Cette province est connue pour être le terreau de la réforme en Chine. C’est là qu’a été engagée l’ouverture économique il y a trois décennies. Mais d’autres « marchés pilotes » sont en cours d’élaboration dans cinq villes — Pékin, Tianjin, Shanghaï, Chongquing, Shenzen et une autre province, celle du Hubei.
 
La Chine, premier pollueur de la planète devant les États-Unis, s’est fixée pour objectif de réduire à l’horizon 2020 de 40 % à 45 % ses émissions de CO2 par point de PIB (produit intérieur brut) par rapport au niveau de 2005. Pékin s’interroge sur les moyens d’y parvenir tout en continuant à soutenir le développement industriel, deux trajectoires difficiles à tenir en parallèle.
 
Son douzième plan quinquennal, la feuille de route gouvernementale à l’horizon 2016, prévoit de recourir davantage au marché pour réguler l’impact environnemental des entreprises.

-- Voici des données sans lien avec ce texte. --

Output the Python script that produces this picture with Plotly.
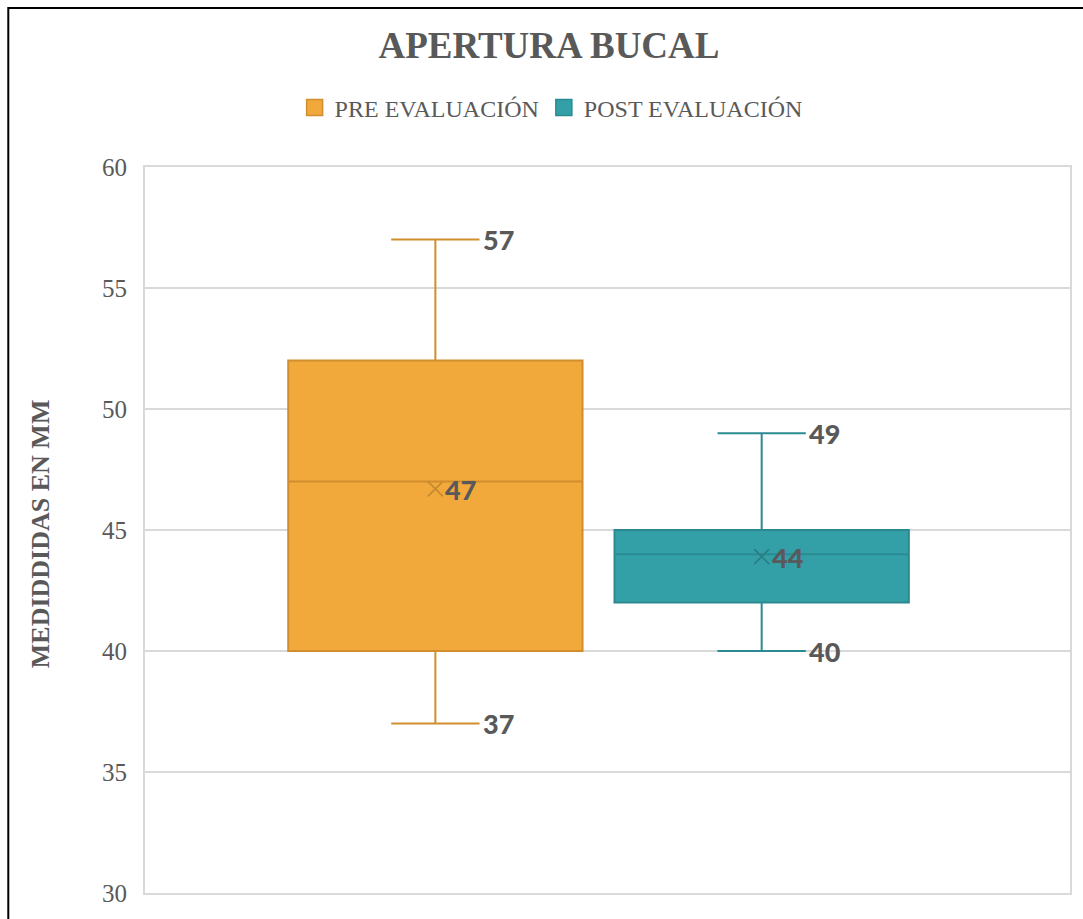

Le plan précédent avait au contraire été essentiellement appliqué par voie administrative, menant à des fermetures temporaires d’usines jugées contre-productives tant pour l’environnement que pour l’emploi local.
 
Cette réflexion se généralise rapidement au sein de l’administration centrale. Après avoir longuement observé le fonctionnement du marché de crédits carbone à l’échelle européenne, de loin le plus important au monde, et du Climate Exchange de Chicago, la Chine se convertit à son tour au marché du carbone, un mécanisme pénalisant économiquement les plus gros pollueurs et censé inciter à réduire ainsi les émissions.
 
« L’échange [de crédits] carbone est un moyen important de promotion de l’écologie et de réduction de l’impact des émissions par les mécanismes du marché », a ainsi déclaré Xie Zhenhua, le principal négociateur chinois sur le climat, lors de la cérémonie d’ouverture de cet embryon de bourse des émissions de CO2 basée à Canton.
 
À plus long terme, le lancement d’un marché carbone au niveau national impliquerait toutefois que Pékin impose à chacune de ses provinces un plafond d’émissions fixe. Et donc que la Chine établisse un objectif de réduction de ses émissions de CO2 en valeur absolue. Un pas qu’elle se refuse jusqu’à présent à franchir.